The indexes were supported by the dovish on balance Federal Open Market Committee statement yesterday and by prospects of as much as $1.8 trillion in new government spending that could spur economic growth.

The first quarter gross domestic product increased 6.4% when a gain of 6.5% was anticipated.

Jobless claims in the week ended April 24 were 553,000 when 558,000 were expected.

The 9:00 central time March pending home sales index is predicted to be up 3.8%.

Stock index futures continue to perform well for the news.


The U.S. dollar index fell to a nine-week low as a dovish outlook from the Federal Reserve and proposed new spending plans gave the green light for the global reflation trade but risked expanding the U.S. budget and trade deficits.
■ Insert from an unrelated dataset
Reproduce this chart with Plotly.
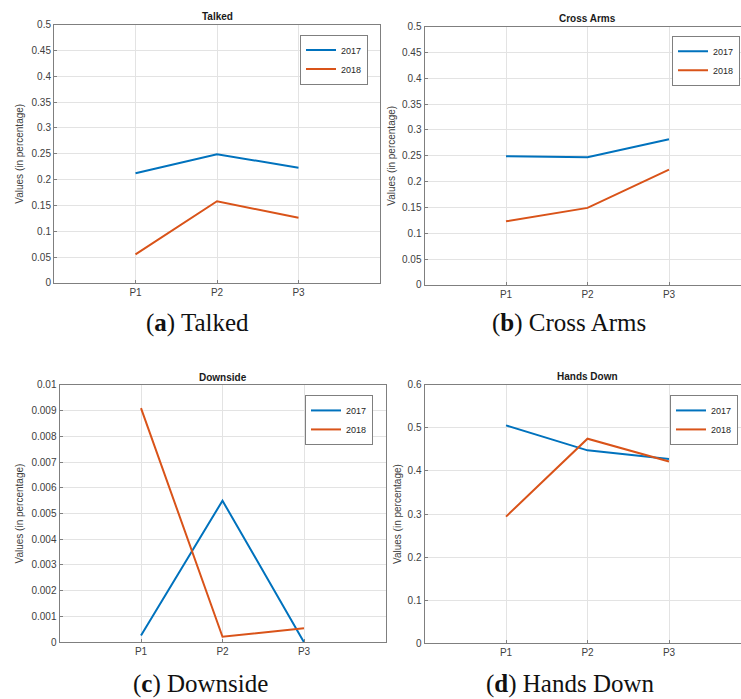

The euro currency is higher after a report showed German consumer prices increased in April beating expectations, according to preliminary data released by the German statistics office.

On a year-on-year basis, consumer prices advanced 2.0% as measured by national standards when economists expected a 1.8% increase. Consumer prices rose 2.1% on the year by European Union-harmonized standards, which is above the forecast of a 1.9% increase.

The British pound is higher after a report showed U.K. car production increased 46.6% year-on-year to 115,498 units in March 2021, which is  the first increase in 18 months.


The Federal Open Market Committee at the conclusion of its two-day policy meeting yesterday decided to keep its key interest rate near zero and said it plans to continue supporting the economic recovery, while acknowledging recent progress in growth and employment.

Mr. Powell on Wednesday said that the recent rise in inflation was largely reflecting “transitory factors,” and that the Fed will hold interest rates steady until the labor market is back to full strength and inflation has reached the central bank’s target of averaging 2.0%.

Fed officials reiterated that they want to see the economy make “substantial further progress” toward their goals before starting to reduce the pace of asset purchases.

A proposed a new $1.8 trillion plan is viewed as inflationary, which pressured futures at the long end of the curve.

Federal Reserve speakers today are Randal Quarles at 10:00 and John Williams at 1:00.